**** Given information

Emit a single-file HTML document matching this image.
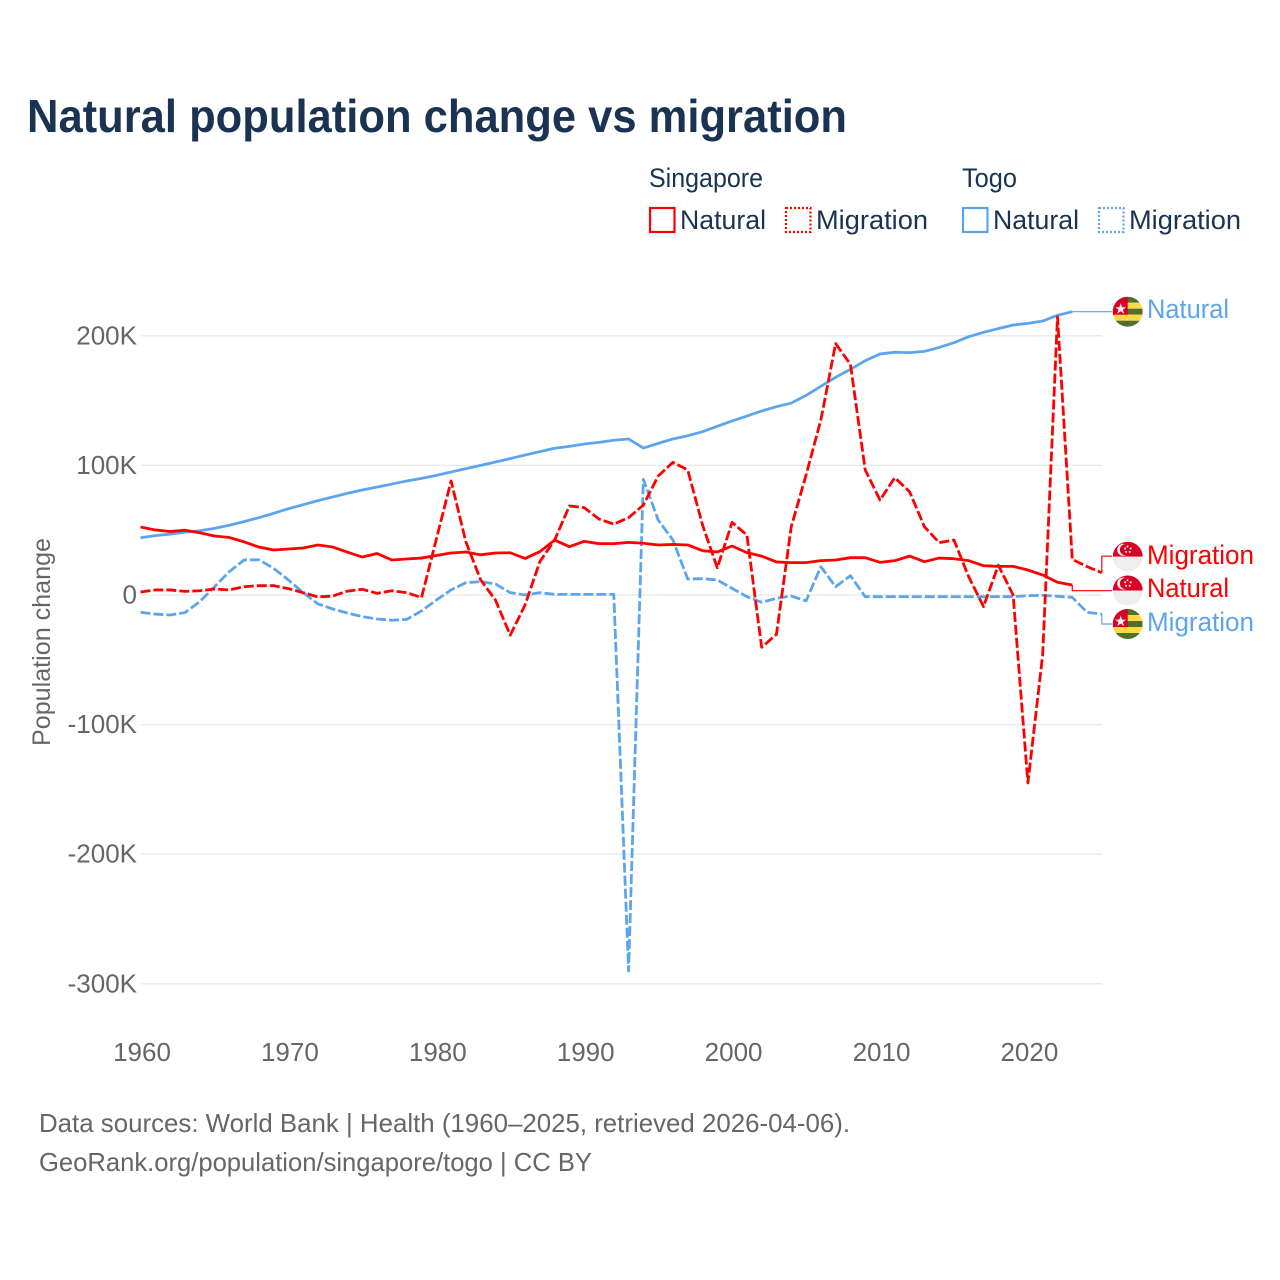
<!DOCTYPE html>
<html lang="en">
<head>
<meta charset="utf-8">
<title>Natural population change vs migration</title>
<style>
html,body{margin:0;padding:0;background:#fff;}
svg{display:block;font-family:"Liberation Sans",sans-serif;}
</style>
</head>
<body>
<svg id="chart" width="1280" height="1280" viewBox="0 0 1280 1280">
  <rect width="1280" height="1280" fill="#fff"/>
  <text x="27" y="132" font-size="46" font-weight="700" fill="#1a3353" textLength="820" lengthAdjust="spacingAndGlyphs">Natural population change vs migration</text>

  <g font-size="27" fill="#1a3353">
    <text x="649" y="187" textLength="114" lengthAdjust="spacingAndGlyphs">Singapore</text>
    <rect x="650" y="208" width="24.5" height="24" fill="none" stroke="#ff0000" stroke-width="2.2"/>
    <text x="680" y="229" textLength="86" lengthAdjust="spacingAndGlyphs">Natural</text>
    <rect x="786" y="208" width="24.5" height="24" fill="none" stroke="#ff0000" stroke-width="2.2" stroke-dasharray="2 2"/>
    <text x="816" y="229" textLength="112" lengthAdjust="spacingAndGlyphs">Migration</text>
    <text x="962" y="187" textLength="55" lengthAdjust="spacingAndGlyphs">Togo</text>
    <rect x="963" y="208" width="24.5" height="24" fill="none" stroke="#5ca5ee" stroke-width="2.2"/>
    <text x="993" y="229" textLength="86" lengthAdjust="spacingAndGlyphs">Natural</text>
    <rect x="1099" y="208" width="24.5" height="24" fill="none" stroke="#5ca5ee" stroke-width="2.2" stroke-dasharray="2 2"/>
    <text x="1129" y="229" textLength="112" lengthAdjust="spacingAndGlyphs">Migration</text>
  </g>

  <g id="grid"></g>
  <g id="yticks"></g>
  <g id="xticks"></g>
  <text transform="translate(50 642) rotate(-90)" text-anchor="middle" font-size="25" fill="#666666" textLength="208" lengthAdjust="spacingAndGlyphs">Population change</text>
  <g id="series"></g>
  <g id="connectors"></g>

  <defs>
    <clipPath id="flag-clip"><circle cx="0" cy="0" r="15"/></clipPath>
    <g id="flag-togo">
      <g clip-path="url(#flag-clip)">
        <rect x="-15" y="-15" width="30" height="6" fill="#4f6f2a"/>
        <rect x="-15" y="-9" width="30" height="6" fill="#ffda44"/>
        <rect x="-15" y="-3" width="30" height="6" fill="#4f6f2a"/>
        <rect x="-15" y="3" width="30" height="6" fill="#ffda44"/>
        <rect x="-15" y="9" width="30" height="6" fill="#4f6f2a"/>
        <rect x="-15" y="-15" width="15" height="18" fill="#d80027"/>
        <polygon points="-7,-8.5 -5.6,-4.4 -1.5,-4.4 -4.8,-1.9 -3.6,2 -7,-0.4 -10.4,2 -9.2,-1.9 -12.5,-4.4 -8.4,-4.4" fill="#f0f0f0"/>
      </g>
    </g>
    <g id="flag-singapore">
      <g clip-path="url(#flag-clip)">
        <rect x="-15" y="-15" width="30" height="15" fill="#d80027"/>
        <rect x="-15" y="0" width="30" height="15" fill="#eeeeee"/>
        <circle cx="-4.5" cy="-7" r="6" fill="#f0f0f0"/>
        <circle cx="-2.2" cy="-7" r="5.6" fill="#d80027"/>
        <circle cx="-0.3" cy="-10.2" r="1" fill="#f0f0f0"/>
        <circle cx="3" cy="-8.2" r="1" fill="#f0f0f0"/>
        <circle cx="2" cy="-4.8" r="1" fill="#f0f0f0"/>
        <circle cx="-1.6" cy="-4.8" r="1" fill="#f0f0f0"/>
        <circle cx="-2.6" cy="-8.2" r="1" fill="#f0f0f0"/>
      </g>
    </g>
  </defs>

  <g font-size="27">
    <use href="#flag-togo" x="1127.7" y="311.7"/>
    <text x="1147" y="318" fill="#5ca5ee" textLength="82" lengthAdjust="spacingAndGlyphs">Natural</text>
    <use href="#flag-singapore" x="1127.7" y="556.7"/>
    <text x="1147" y="564" fill="#ff0000" textLength="107" lengthAdjust="spacingAndGlyphs">Migration</text>
    <use href="#flag-singapore" x="1127.7" y="590.5"/>
    <text x="1147" y="597" fill="#ff0000" textLength="82" lengthAdjust="spacingAndGlyphs">Natural</text>
    <use href="#flag-togo" x="1127.7" y="624"/>
    <text x="1147" y="631" fill="#5ca5ee" textLength="107" lengthAdjust="spacingAndGlyphs">Migration</text>
  </g>

  <g font-size="26" fill="#666666">
    <text x="39" y="1132" textLength="811" lengthAdjust="spacingAndGlyphs">Data sources: World Bank | Health (1960–2025, retrieved 2026-04-06).</text>
    <text x="39" y="1171" textLength="553" lengthAdjust="spacingAndGlyphs">GeoRank.org/population/singapore/togo | CC BY</text>
  </g>
</svg>
<script>
const startYear = 1960;
const xTickYears = [1960, 1970, 1980, 1990, 2000, 2010, 2020];
const yTickValues = [200, 100, 0, -100, -200, -300];
const yTickLabels = ["200K", "100K", "0", "-100K", "-200K", "-300K"];
const singaporeNatural = [52.5,50.2,49,50,48,45.5,44.4,41,37,34.7,35.5,36.3,38.6,37,33,29.3,32,27,27.8,28.5,30.5,32.4,33.2,31,32.4,32.6,28.2,33.4,42.4,37.3,41.4,39.6,39.6,40.6,39.9,38.6,39,38.6,34.2,33.2,37.8,32.7,30,25.5,25,25,26.5,27,28.8,28.8,25.2,26.5,30,25.7,28.5,28,26.5,22.6,22.1,22.1,19.3,15.4,9.8,7.7];
const singaporeMigration = [2.3,3.9,3.9,2.8,3.3,4.6,3.9,6.4,7.2,7.2,4.9,1.8,-1.5,-0.8,3,4.4,1.3,3.3,1.8,-2,43,88,41,11.6,-3.9,-31,-7.7,25.7,42.4,68.7,67.4,58.6,54.7,59.7,69.4,91.8,102.4,96.5,54,21,56,46.3,-40.4,-30.3,52.7,92.6,135,194,178,96.5,73.3,90.5,79.7,52.7,40.4,42.4,14,-9,23,0,-145,-46,214.7,27.5,21.9,17.2];
const togoNatural = [44.2,45.8,47,48.4,49.6,51.4,53.8,56.6,59.7,63,66.6,69.7,72.8,75.6,78.5,81,83.3,85.6,88,90,92.3,94.9,97.5,100,102.6,105.2,108,110.6,113.2,114.7,116.5,117.8,119.4,120.4,113.4,117,120.4,122.9,126,130.2,134.3,138.1,142,145.3,148.1,154,161,168,174.1,180.8,186,187.3,187,188,191,194.7,199.3,202.7,205.5,208.3,209.6,211.4,215.8,218.6];
const togoMigration = [-13.4,-14.7,-15.4,-13.6,-5.2,6.4,18,27,27.2,20.6,11.6,1.8,-6.9,-10.8,-14,-16.7,-18.5,-19.5,-18.8,-12.3,-3.9,3.9,9.5,10.3,8.5,1.8,0,1.8,0.5,0.5,0.5,0.5,0.5,-290,89.3,57.9,42.4,12.3,12.6,11.6,5.1,-1.3,-5.6,-2.6,-0.8,-4.6,21.8,6.4,14.9,-1.3,-1.3,-1.3,-1.3,-1.3,-1.3,-1.3,-1.3,-1.3,-1.3,-1.3,-0.5,-0.3,-1,-1.8,-13.4,-14.7];

const NS = "http://www.w3.org/2000/svg";
const RED = "#ff0000";
const BLUE = "#5ca5ee";
const X0 = 140.5, X_PER_YEAR = 14.79;
const Y0 = 595, Y_PER_K = 1.296;
function xScale(year) { return X0 + (year - startYear) * X_PER_YEAR; }
function yScale(v) { return Y0 - v * Y_PER_K; }

const gridLayer = document.getElementById("grid");
const yLayer = document.getElementById("yticks");
yTickValues.forEach(function (v, i) {
  const line = document.createElementNS(NS, "line");
  line.setAttribute("x1", 141);
  line.setAttribute("x2", 1102);
  line.setAttribute("y1", yScale(v));
  line.setAttribute("y2", yScale(v));
  line.setAttribute("stroke", "#e8e8e8");
  line.setAttribute("stroke-width", 1.3);
  
  
  gridLayer.appendChild(line);
  const t = document.createElementNS(NS, "text");
  t.setAttribute("x", 137);
  t.setAttribute("y", yScale(v) + 8.5);
  t.setAttribute("text-anchor", "end");
  t.setAttribute("font-size", 26);
  t.setAttribute("fill", "#666666");
  t.textContent = yTickLabels[i];
  
  
  yLayer.appendChild(t);
});

const xLayer = document.getElementById("xticks");
xTickYears.forEach(function (year) {
  const t = document.createElementNS(NS, "text");
  t.setAttribute("x", xScale(year) + 1.5);
  t.setAttribute("y", 1061);
  t.setAttribute("text-anchor", "middle");
  t.setAttribute("font-size", 26);
  t.setAttribute("fill", "#666666");
  t.textContent = String(year);
  
  
  xLayer.appendChild(t);
});

function linePath(values) {
  return values.map(function (v, i) {
    return (i ? "L" : "M") + xScale(startYear + i).toFixed(2) + " " + yScale(v).toFixed(2);
  }).join(" ");
}

const seriesLayer = document.getElementById("series");
function drawSeries(values, color, dashed, name) {
  const p = document.createElementNS(NS, "path");
  p.setAttribute("d", linePath(values));
  p.setAttribute("fill", "none");
  p.setAttribute("stroke", color);
  p.setAttribute("stroke-width", 2.8);
  p.setAttribute("stroke-linejoin", "round");
  if (dashed) p.setAttribute("stroke-dasharray", "10 3");
  
  
  seriesLayer.appendChild(p);
}
drawSeries(togoNatural, BLUE, false, "line-togo-natural");
drawSeries(togoMigration, BLUE, true, "line-togo-migration");
drawSeries(singaporeMigration, RED, true, "line-singapore-migration");
drawSeries(singaporeNatural, RED, false, "line-singapore-natural");

const connectorLayer = document.getElementById("connectors");
function drawConnector(values, labelY, color, name) {
  const last = values.length - 1;
  const ex = xScale(startYear + last);
  const ey = yScale(values[last]);
  const c = document.createElementNS(NS, "path");
  c.setAttribute("d", "M" + ex + " " + ey + " L" + ex + " " + labelY + " L1112 " + labelY);
  c.setAttribute("fill", "none");
  c.setAttribute("stroke", color);
  c.setAttribute("stroke-width", 1.2);
  
  
  connectorLayer.appendChild(c);
}
drawConnector(togoNatural, 311.7, BLUE, "connector-togo-natural");
drawConnector(singaporeMigration, 556.2, RED, "connector-singapore-migration");
drawConnector(singaporeNatural, 590.7, RED, "connector-singapore-natural");
drawConnector(togoMigration, 624, BLUE, "connector-togo-migration");
</script>
</body>
</html>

********

- [Given request]
From the first line of the material down to the line containing "change vs migration</text>", inclusive, return each line exactly, skipping any picture.

- [Task output]
Emit a single-file HTML document matching this image.
<!DOCTYPE html>
<html lang="en">
<head>
<meta charset="utf-8">
<title>Natural population change vs migration</title>
<style>
html,body{margin:0;padding:0;background:#fff;}
svg{display:block;font-family:"Liberation Sans",sans-serif;}
</style>
</head>
<body>
<svg id="chart" width="1280" height="1280" viewBox="0 0 1280 1280">
  <rect width="1280" height="1280" fill="#fff"/>
  <text x="27" y="132" font-size="46" font-weight="700" fill="#1a3353" textLength="820" lengthAdjust="spacingAndGlyphs">Natural population change vs migration</text>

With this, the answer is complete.